The same, of course, is true of the colossal architecture which we call infant education: an architecture reared wholly by women. Nothing can ever overcome that one enormous sex superiority, that even the male child is born closer to his mother than to his father. No one, staring at that frightful female privilege, can quite believe in the equality of the sexes. Here and there we read of a girl brought up like a tom-boy; but every boy is brought up like a tame girl. The flesh and spirit of femininity surround him from the first like the four walls of a house; and even the vaguest or most brutal man has been womanized by being born. Man that is born of a woman has short days and full of misery; but nobody can picture the obscenity and bestial tragedy that would belong to such a monster as man that was born of a man.
XI - The Queen and the Suffragettes
But, indeed, with this educational matter I must of necessity embroil myself later. The fourth section of discussion is supposed to be about the child, but I think it will be mostly about the mother. In this place I have systematically insisted on the large part of life that is governed, not by man with his vote, but by woman with her voice, or more often, with her horrible silence. Only one thing remains to be added. In a sprawling and explanatory style has been traced out the idea that government is ultimately coercion, that coercion must mean cold definitions as well as cruel consequences, and that therefore there is something to be said for the old human habit of keeping one-half of humanity out of so harsh and dirty a business. But the case is stronger still.
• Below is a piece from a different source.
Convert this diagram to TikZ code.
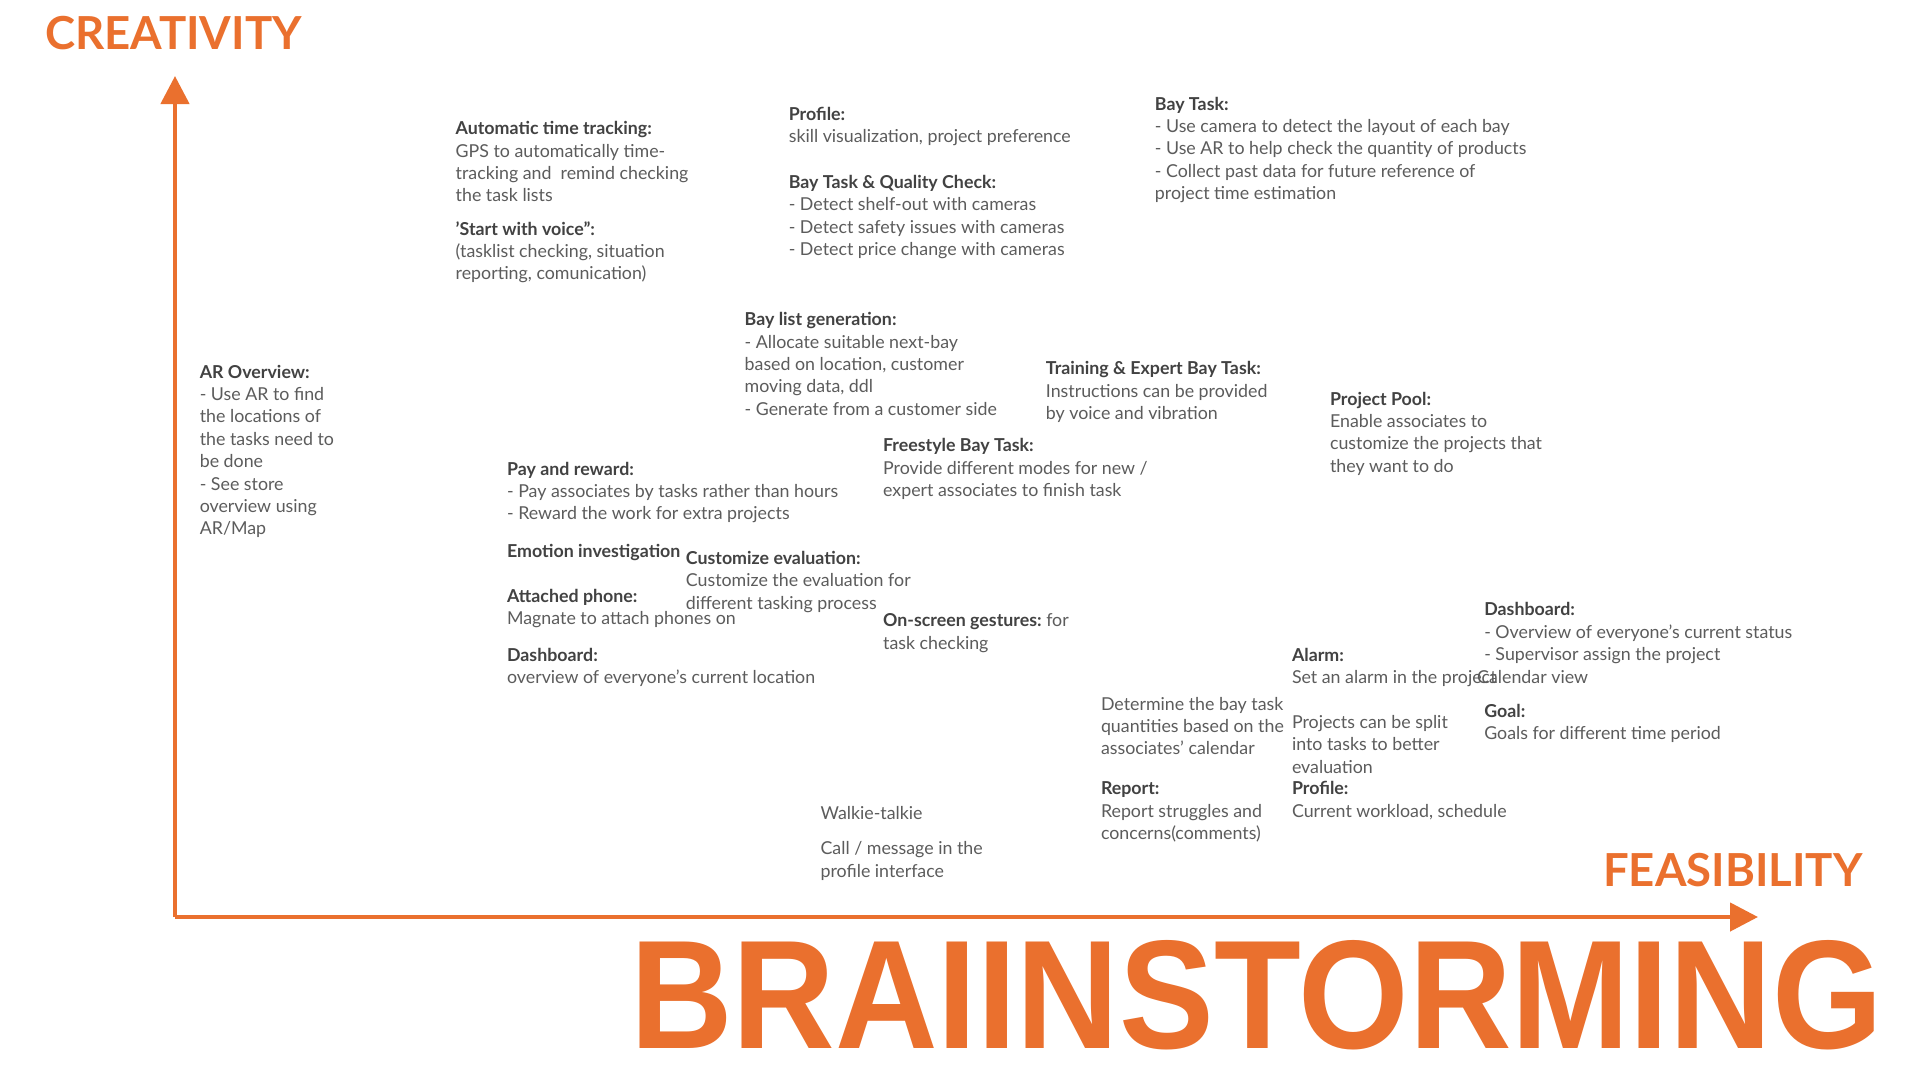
\documentclass[tikz,border=0pt]{standalone}
\usepackage{fontspec}
\usepackage{graphicx}
\setmainfont{Lato}
\newfontfamily\titlefont{Liberation Sans}
\usetikzlibrary{arrows.meta}
\definecolor{brandorange}{RGB}{234,112,46}
\definecolor{bodygray}{RGB}{92,92,92}
\definecolor{headgray}{RGB}{66,66,66}
\newcommand\hd[1]{{\bfseries\color{headgray}#1}}
\newcommand\ap{{\char"27}}
\begin{document}
\begin{tikzpicture}[x=1pt,y=-1pt,
  txt/.style={anchor=base west, inner sep=0pt, align=left, text=bodygray,
    font=\fontsize{17.8}{22.4}\selectfont},
  axislabel/.style={anchor=base west, inner sep=0pt, text=brandorange,
    font=\fontsize{45.5}{50}\selectfont\bfseries},
  axis/.style={draw=brandorange, line width=4.5pt,
    -{Triangle[width=28pt,length=28pt]}}]
\useasboundingbox[fill=white] (0,0) rectangle (1920,1080);

% axes
\coordinate (origin) at (175,917);
\coordinate (ytip) at (175,76);
\coordinate (xtip) at (1758,917);
\draw[axis] (origin) -- (ytip);
\draw[axis] (origin) -- (xtip);

\node[axislabel] (creat) at (45,49) {CREATIVITY};
\node[axislabel] (feas) at (1603,886) {FEASIBILITY};
\node[anchor=north west, inner sep=0pt, text=brandorange] (title) at (630,940)
  {\resizebox{1252pt}{108pt}{\titlefont\bfseries BRAIINSTORMING}};

% idea blocks (anchor = baseline of the last line)
\node[txt] (autotime) at (455.5,201.8) {\hd{Automatic time tracking:}\\GPS to automatically time-\\tracking and\ \ remind checking\\the task lists};
\node[txt] (voice) at (455.5,279.8) {\hd{\ap Start with voice":}\\(tasklist checking, situation\\reporting, comunication)};
\node[txt] (profiletop) at (788.6,142.4) {\hd{Profile:}\\skill visualization, project preference};
\node[txt] (bayqc) at (788.6,255.7) {\hd{Bay Task \& Quality Check:}\\- Detect shelf-out with cameras\\- Detect safety issues with cameras\\- Detect price change with cameras};
\node[txt] (baytask) at (1154.7,199.6) {\hd{Bay Task:}\\- Use camera to detect the layout of each bay\\- Use AR to help check the quantity of products\\- Collect past data for future reference of\\project time estimation};
\node[txt] (baylist) at (744.5,415.2) {\hd{Bay list generation:}\\- Allocate suitable next-bay\\based on location, customer\\moving data, ddl\\- Generate from a customer side};
\node[txt] (arover) at (199.6,534.8) {\hd{AR Overview:}\\- Use AR to find\\the locations of\\the tasks need to\\be done\\- See store\\overview using\\AR/Map};
\node[txt] (training) at (1045.7,419.4) {\hd{Training \& Expert Bay Task:}\\Instructions can be provided\\by voice and vibration};
\node[txt] (pool) at (1329.8,472.2) {\hd{Project Pool:}\\Enable associates to\\customize the projects that\\they want to do};
\node[txt] (freestyle) at (882.9,496.5) {\hd{Freestyle Bay Task:}\\Provide different modes for new /\\expert associates to finish task};
\node[txt] (pay) at (506.9,519.8) {\hd{Pay and reward:}\\- Pay associates by tasks rather than hours\\- Reward the work for extra projects};
\node[txt] (emotion) at (506.9,557) {\hd{Emotion investigation}};
\node[txt] (customize) at (685.7,609.2) {\hd{Customize evaluation:}\\Customize the evaluation for\\different tasking process};
\node[txt] (attached) at (506.9,624.7) {\hd{Attached phone:}\\Magnate to attach phones on};
\node[txt] (gestures) at (882.9,649.2) {\hd{On-screen gestures:}~for\\task checking};
\node[txt] (dashleft) at (506.9,683.4) {\hd{Dashboard:}\\overview of everyone\ap s current location};
\node[txt] (dashright) at (1484.1,660.6) {\hd{Dashboard:}\\- Overview of everyone\ap s current status\\- Supervisor assign the project};
\node[txt] (alarm) at (1291.8,683.4) {\hd{Alarm:}\\Set an alarm in the project};
\node[txt] (calendar) at (1477,683.4) {Calendar view};
\node[txt] (goal) at (1484.1,739.8) {\hd{Goal:}\\Goals for different time period};
\node[txt] (determine) at (1100.8,754.8) {Determine the bay task\\quantities based on the\\associates\ap{} calendar};
\node[txt] (split) at (1291.8,773.3) {Projects can be split\\into tasks to better\\evaluation};
\node[txt] (report) at (1100.8,839.4) {\hd{Report:}\\Report struggles and\\concerns(comments)};
\node[txt] (profilebot) at (1291.8,817) {\hd{Profile:}\\Current workload, schedule};
\node[txt] (walkie) at (820.4,819) {Walkie-talkie};
\node[txt] (call) at (820.4,877) {Call / message in the\\profile interface};
\end{tikzpicture}
\end{document}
Voting is not only coercion, but collective coercion. I think Queen Victoria would have been yet more popular and satisfying if she had never signed a death warrant. I think Queen Elizabeth would have stood out as more solid and splendid in history if she had not earned (among those who happen to know her history) the nickname of Bloody Bess. I think, in short, that the great historic woman is more herself when she is persuasive rather than coercive. But I feel all mankind behind me when I say that if a woman has this power it should be despotic power - not democratic power. There is a much stronger historic argument for giving Miss Pankhurst a throne than for giving her a vote. She might have a crown, or at least a coronet, like so many of her supporters; for these old powers are purely personal and therefore female. Miss Pankhurst as a despot might be as virtuous as Queen Victoria, and she certainly would find it difficult to be as wicked as Queen Bess, but the point is that, good or bad, she would be irresponsible - she would not be governed by a rule and by a ruler. There are only two ways of governing: by a rule and by a ruler. And it is seriously true to say of a woman, in education and domesticity, that the freedom of the autocrat appears to be necessary to her. She is never responsible until she is irresponsible. In case this sounds like an idle contradiction, I confidently appeal to the cold facts of history. Almost every despotic or oligarchic state has admitted women to its privileges. Scarcely one democratic state has ever admitted them to its rights The reason is very simple: that something female is endangered much more by the violence of the crowd. In short, one Pankhurst is an exception, but a thousand Pankhursts are a nightmare, a Bacchic orgie, a Witches Sabbath. For in all legends men have thought of women as sublime separately but horrible in a herd.
XII - The Modern Slave
Now I have only taken the test case of Female Suffrage because it is topical and concrete; it is not of great moment for me as a political proposal. I can quite imagine anyone substantially agreeing with my view of woman as universalist and autocrat in a limited area; and still thinking that she would be none the worse for a ballot paper. The real question is whether this old ideal of woman as the great amateur is admitted or not. There are many modern things which threaten it much more than suffragism; notably the increase of self-supporting women, even in the most severe or the most squalid employments. If there be something against nature in the idea of a horde of wild women governing, there is something truly intolerable in the idea of a herd of tame women being governed. And there are elements in human psychology that make this situation particularly poignant or ignominous. The ugly exactitudes of business, the bells and clocks the fixed hours and rigid departments, were all meant for the male: who, as a rule, can only do one thing and can only with the greatest difficulty be induced to do that. If clerks do not try to shirk their work, our whole great commercial system breaks down. It is breaking down, under the inroad of women who are adopting the unprecedented and impossible course of taking the system seriously and doing it well. Their very efficiency is the definition of their slavery. It is generally a very bad sign when one is trusted very much by one's employers. And if the evasive clerks have a look of being blackguards, the earnest ladies are often something very like blacklegs. But the more immediate point is that the modern working woman bears a double burden, for she endures both the grinding officialism of the new office and the distracting scrupulosity of the old home. Few men understand what conscientiousness is. They understand duty, which generally means one duty; but conscientiousness is the duty of the universalist. It is limited by no work days or holidays; it is a lawless, limitless, devouring decorum. If women are to be subjected to the dull rule of commerce, we must find some way of emancipating them from the wild rule of conscience. But I rather fancy you will find it easier to leave the conscience and knock off the commerce. As it is, the modern clerk or secretary exhausts herself to put one thing straight in the ledger and then goes home to put everything straight in the house.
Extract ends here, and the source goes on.